What went right?
- The HPC rack was neatened up. This involved moving and consolidating servers, making space for PDU's and removing redundant cables that were impeding airflow. New HPC servers were installed. This task took two entire days as other IT equipment had to be moved as well. The picture below gives some idea of the work that was done.
- All HPC head nodes and worker nodes were patched up to the latest levels.
- Hex worker nodes now all have infiniband cables and consistent level of MPI software.
What went wrong?
- HPC P2V issues - As the BL20 blades are being decommissioned we had to virtualize the HPC head node.
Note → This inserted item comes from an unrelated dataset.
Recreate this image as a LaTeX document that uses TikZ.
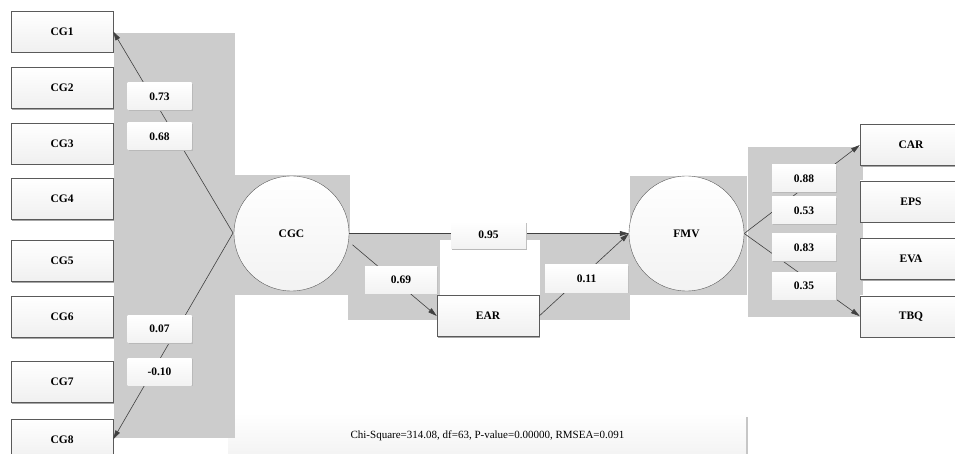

This took much longer than anticipated. VMWare's P2V app doesn't work quite as advertised and we had to implement some cunning workarounds to get the virtual machine to boot. This required recreating the image on a desktop first and doing a DD copy, hence the time delay. Hopefully we'll never need to do something like this again.
- Cloud series switch related problems - One of the 10GB switches in the Unicloud rack had issues so we dropped the CLOUD series servers for a day. This has been rectified.
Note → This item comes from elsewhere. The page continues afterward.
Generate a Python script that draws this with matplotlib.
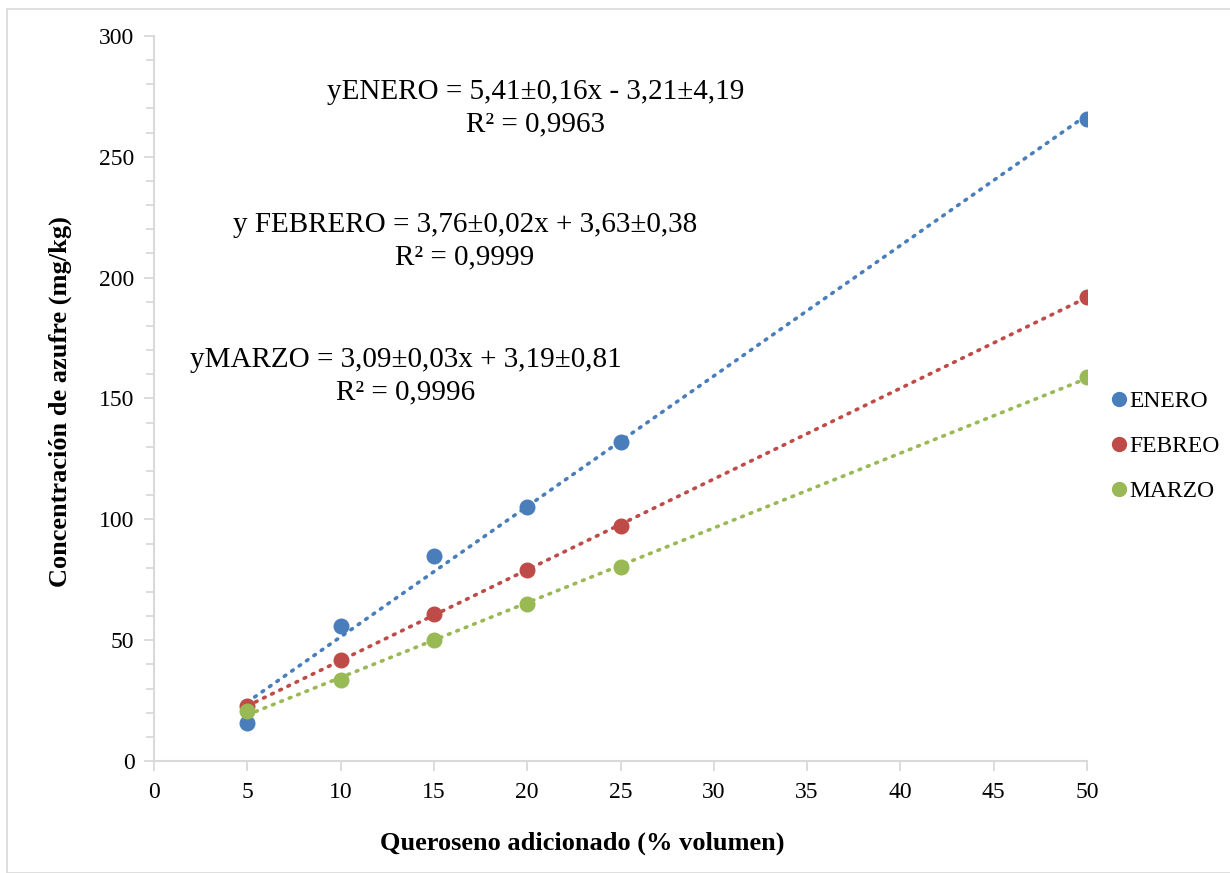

- Hex MPI issues - Part of the OS patching required an upgrade of the infiniband drivers and hence the infiniband openMPI software. This overwrote a configuration file which meant that MPI jobs decided to ignore the scheduler's core level distribution and start distributing each user's jobs from core zero, leading to contention and slowness. This has now been fixed.
What new HPC servers?
We have doubled up on our 600 series and will be installing another 8 servers in the next months as power and cooling in the data centre allow. We are also investigating the purchase of another GPU server and possibly upgrading the GPU cards, although this is tentative. Numerous Grid serversservices were decommissioned in preparation for our EMI upgrade. More on this in a later post though.
HPC rack being prepared. New 600 series blades still being cabled and a space waiting for a new GPU server hopefully.